È la scommessa sul futuro di una città di tre milioni di abitanti che non ha un destino industriale, una dimensione marittima, una prospettiva commerciale. Se la cultura è un business, Alessandria vuole incarnarlo. Dopo questo progetto, varato dieci anni, finanziato dall’UNESCO e costato 300 miliardi, sarà la volta del grande Museo delle antichità sommerse: un tunnel cilindrico porterà i visitatori dalla terra ferma alle profondità marine, lì dove giacciono templi, palazzi, monumenti dell'età classica. Sembra quasi la realizzazione della visione poetica di Ungaretti: “C'era un porto, un porto sommerso antecedente l'era tolemaica, la prova che Alessandria fosse tale, prima ancora di essere città. Non si sapeva nulla di più. Questa città, che è la mia, si consuma e si distrugge incessantemente. Come rintracciarne le origini, se non rimane nulla, niente persino di ciò che accadde un momento fa? No, non si sa altro, non abbiamo altri segni se non questo porto attuale, che il mare ha finora risparmiato, a dirci cosa fosse una volta Alessandria. Il titolo del mio primo libro, Il porto sepolto, deriva da tutto questo”.
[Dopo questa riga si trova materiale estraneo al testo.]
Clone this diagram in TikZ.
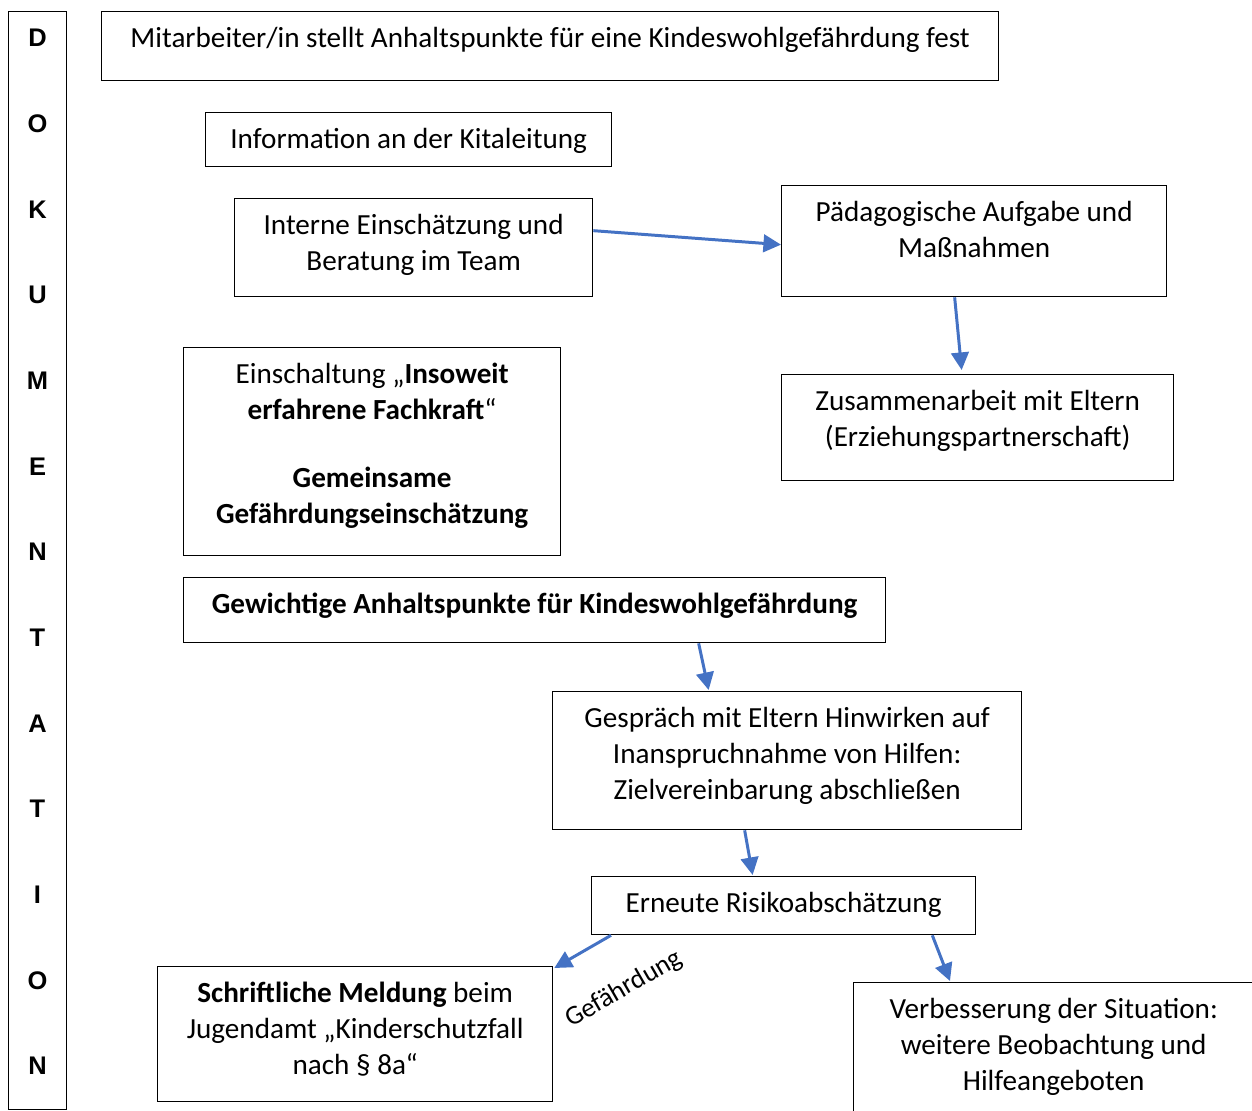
\documentclass[tikz,border=0pt]{standalone}
\usepackage{fontspec}
\setmainfont{Carlito}
\newfontfamily\dokfont{Liberation Sans}
\usetikzlibrary{arrows.meta, calc, positioning}
\definecolor{flowBlue}{HTML}{4472C4}
\tikzset{
    flowBox/.style={draw, rectangle, line width=0.75pt, anchor=north west, inner sep=0pt},
    flowText/.style={anchor=north, align=center, inner sep=0pt, font=\fontsize{16.6}{20.5}\selectfont},
    flowEdge/.style={-{Triangle[length=10pt, width=10pt]}, flowBlue, line width=1.7pt},
    dokLetter/.style={font=\dokfont\bfseries\fontsize{14.5}{16}\selectfont, inner sep=0pt},
}
% box from (x1,y1) to (x2,y2), text set from the top
\newcommand{\flowNode}[6]{
    \node[flowBox, minimum width={0.02cm*(#4-#2)}, minimum height={0.02cm*(#5-#3)}] (#1) at (#2,#3) {};
    \node[flowText] (#1-text) at ($(#1.north)+(0,15.5)$) {#6};
}
\newcommand{\flowArrow}[2]{
    \draw[flowEdge] (#1) -- (#2);
}

\begin{document}
\begin{tikzpicture}[x=0.02cm, y=-0.02cm]
        \useasboundingbox (0,0) rectangle (1252,1110);

        % Dokumentation column
        \node[flowBox, minimum width={0.02cm*58}, minimum height={0.02cm*1098}] (doku) at (8,11) {};
        \foreach \ch [count=\i from 0] in {D,O,K,U,M,E,N,T,A,T,I,O,N}
            \node[dokLetter] (dok\i) at (37.5, 38+85.67*\i) {\ch};

        \flowNode{mitarbeiter}{101}{11}{998}{80}{Mitarbeiter/in stellt Anhaltspunkte für eine Kindeswohlgefährdung fest}
        \flowNode{info}{205}{112}{611}{166}{Information an der Kitaleitung}
        \flowNode{team}{234}{198}{592}{296}{Interne Einschätzung und\\Beratung im Team}
        \flowNode{paed}{781}{185}{1166}{296}{Pädagogische Aufgabe und\\Maßnahmen}
        \flowNode{eltern}{781}{374}{1173}{480}{Zusammenarbeit mit Eltern\\(Erziehungspartnerschaft)}
        \flowNode{fachkraft}{183}{347}{560}{555}{Einschaltung „\textbf{Insoweit}\\\textbf{erfahrene Fachkraft}“\\[0.64cm]\textbf{Gemeinsame}\\\textbf{Gefährdungseinschätzung}}
        \flowNode{gewicht}{183}{577}{885}{642}{\textbf{Gewichtige Anhaltspunkte für Kindeswohlgefährdung}}
        \flowNode{gespraech}{552}{691}{1021}{829}{Gespräch mit Eltern Hinwirken auf\\Inanspruchnahme von Hilfen:\\Zielvereinbarung abschließen}
        \flowNode{risiko}{591}{876}{975}{934}{Erneute Risikoabschätzung}
        \flowNode{meldung}{157}{966}{552}{1101}{\textbf{Schriftliche Meldung} beim\\Jugendamt „Kinderschutzfall\\nach § 8a“}
        \flowNode{verbess}{853}{982}{1253}{1125}{Verbesserung der Situation:\\weitere Beobachtung und\\Hilfeangeboten}

        \flowArrow{$(team.east)+(0,-17)$}{$(paed.west)+(0,3.5)$}
        \flowArrow{$(paed.south)+(-19.5,0)$}{$(eltern.north)+(-16,-4)$}
        \flowArrow{$(gewicht.south)+(164,0)$}{$(gespraech.north)+(-78.5,-1)$}
        \flowArrow{$(gespraech.south)+(-42.5,0)$}{$(risiko.north)+(-31,-1)$}
        \flowArrow{$(risiko.south west)+(20,0)$}{$(meldung.north east)+(1,2)$}
        \flowArrow{$(risiko.south east)+(-44,0)$}{$(verbess.north west)+(97,-1)$}

        \node[flowText, anchor=center, rotate=30, font=\fontsize{15.4}{18}\selectfont] (gefahr) at (624,989) {Gefährdung};
    \end{tikzpicture}
\end{document}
Una équipe di archeologi belgi ha intanto mosso i primi passi per quella che sarà la prossima campagna di scavi che dovrebbe fare luce definitiva sul luogo dove Alessandro Magno fu sepolto, mentre procedono i lavori di ampliamento e risistemazione degli oltre 40 chilometri di corniche. L'inaugurazione ufficiale della Biblioteca è prevista per la fine dell'estate, le donazioni e le catalogazioni procedono a ritmo serrato. Ultima in ordine di tempo è quella proveniente dalla Francia, con le copie di tutti i documenti relativi alla costruzione del canale di Suez, mille e cinquecento metri di carte, studi, atti, corrispondenza. Se gli Stati si muovono, i privati non stanno a guardare. Federico di Sangirard, conte di Wardal, è uno di quei nomi illustri di una comunità europea che non esiste più, ma il cui fantasma continua a aleggiare. Al ricevimento che ha fatto seguito alla sua cessione di 1500 volumi di italianistica, edizioni rare, capolavori e perle d'antiquariato, c'era tutta la Alessandria che conta. Di Wardal è italiano, e l'Italia qui ha lasciato un segno.